Work to complete: Output all the data exactly. Pictures do not belong in the copy.

<<<<

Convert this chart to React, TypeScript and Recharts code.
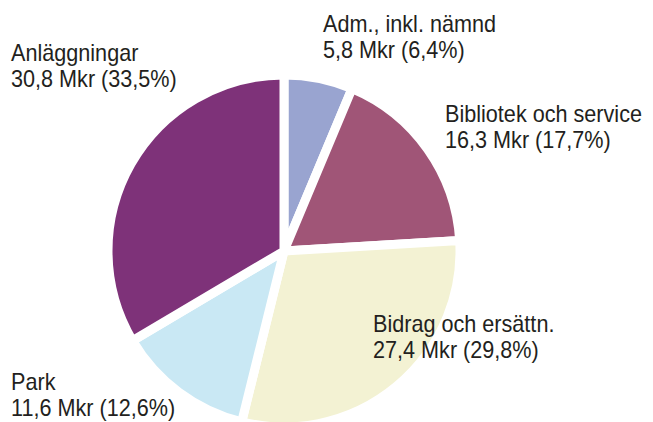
import React from "react";
import { PieChart, Pie, Cell } from "recharts";

const categories = ["Adm., inkl. nämnd", "Bibliotek och service", "Bidrag och ersättn.", "Park", "Anläggningar"];
const amounts = [5.8, 16.3, 27.4, 11.6, 30.8];
const valueLabels = ["5,8 Mkr (6,4%)", "16,3 Mkr (17,7%)", "27,4 Mkr (29,8%)", "11,6 Mkr (12,6%)", "30,8 Mkr (33,5%)"];
const colors = ["#99a4d0", "#a05577", "#f3f2d3", "#c9e8f4", "#7e3279"];

// label layout (text anchor points, baseline of first line)
const labelPos = [
  { x: 323, y: 32 },
  { x: 445, y: 122 },
  { x: 373, y: 332 },
  { x: 11, y: 390 },
  { x: 11, y: 61 },
];

const data = categories.map((name, i) => ({ name, value: amounts[i] }));

const FONT = "'Liberation Sans', Arial, sans-serif";

const renderLabel = (props: any) => {
  const i = props.index;
  const p = labelPos[i];
  return (
    <text
      transform={`translate(${p.x},${p.y}) scale(0.94,1)`}
      fill="#231f20"
      fontFamily={FONT}
      fontSize={23}
      textAnchor="start"
    >
      <tspan x={0} y={0}>{categories[i]}</tspan>
      <tspan x={0} y={26}>{valueLabels[i]}</tspan>
    </text>
  );
};

export default function App() {
  return (
    <div style={{ width: 653, height: 422, background: "#fff" }}>
      <style>{`body{margin:0;}`}</style>
      <PieChart width={653} height={422} margin={{ top: 0, right: 0, bottom: 0, left: 0 }}>
        <Pie
          data={data}
          dataKey="value"
          nameKey="name"
          cx={284}
          cy={251}
          outerRadius={176}
          startAngle={90}
          endAngle={-270}
          stroke="#ffffff"
          strokeWidth={9}
          label={renderLabel}
          labelLine={false}
          isAnimationActive={false}
        >
          {data.map((d, i) => (
            <Cell key={d.name} fill={colors[i]} />
          ))}
        </Pie>
      </PieChart>
    </div>
  );
}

>>>>

Solution for this task:
Convert this chart to React, TypeScript and Recharts code.
import React from "react";
import { PieChart, Pie, Cell } from "recharts";

const categories = ["Adm., inkl. nämnd", "Bibliotek och service", "Bidrag och ersättn.", "Park", "Anläggningar"];
const amounts = [5.8, 16.3, 27.4, 11.6, 30.8];
const valueLabels = ["5,8 Mkr (6,4%)", "16,3 Mkr (17,7%)", "27,4 Mkr (29,8%)", "11,6 Mkr (12,6%)", "30,8 Mkr (33,5%)"];
const colors = ["#99a4d0", "#a05577", "#f3f2d3", "#c9e8f4", "#7e3279"];

// label layout (text anchor points, baseline of first line)
const labelPos = [
  { x: 323, y: 32 },
  { x: 445, y: 122 },
  { x: 373, y: 332 },
  { x: 11, y: 390 },
  { x: 11, y: 61 },
];

const data = categories.map((name, i) => ({ name, value: amounts[i] }));

const FONT = "'Liberation Sans', Arial, sans-serif";

const renderLabel = (props: any) => {
  const i = props.index;
  const p = labelPos[i];
  return (
    <text
      transform={`translate(${p.x},${p.y}) scale(0.94,1)`}
      fill="#231f20"
      fontFamily={FONT}
      fontSize={23}
      textAnchor="start"
    >
      <tspan x={0} y={0}>{categories[i]}</tspan>
      <tspan x={0} y={26}>{valueLabels[i]}</tspan>
    </text>
  );
};

export default function App() {
  return (
    <div style={{ width: 653, height: 422, background: "#fff" }}>
      <style>{`body{margin:0;}`}</style>
      <PieChart width={653} height={422} margin={{ top: 0, right: 0, bottom: 0, left: 0 }}>
        <Pie
          data={data}
          dataKey="value"
          nameKey="name"
          cx={284}
          cy={251}
          outerRadius={176}
          startAngle={90}
          endAngle={-270}
          stroke="#ffffff"
          strokeWidth={9}
          label={renderLabel}
          labelLine={false}
          isAnimationActive={false}
        >
          {data.map((d, i) => (
            <Cell key={d.name} fill={colors[i]} />
          ))}
        </Pie>
      </PieChart>
    </div>
  );
}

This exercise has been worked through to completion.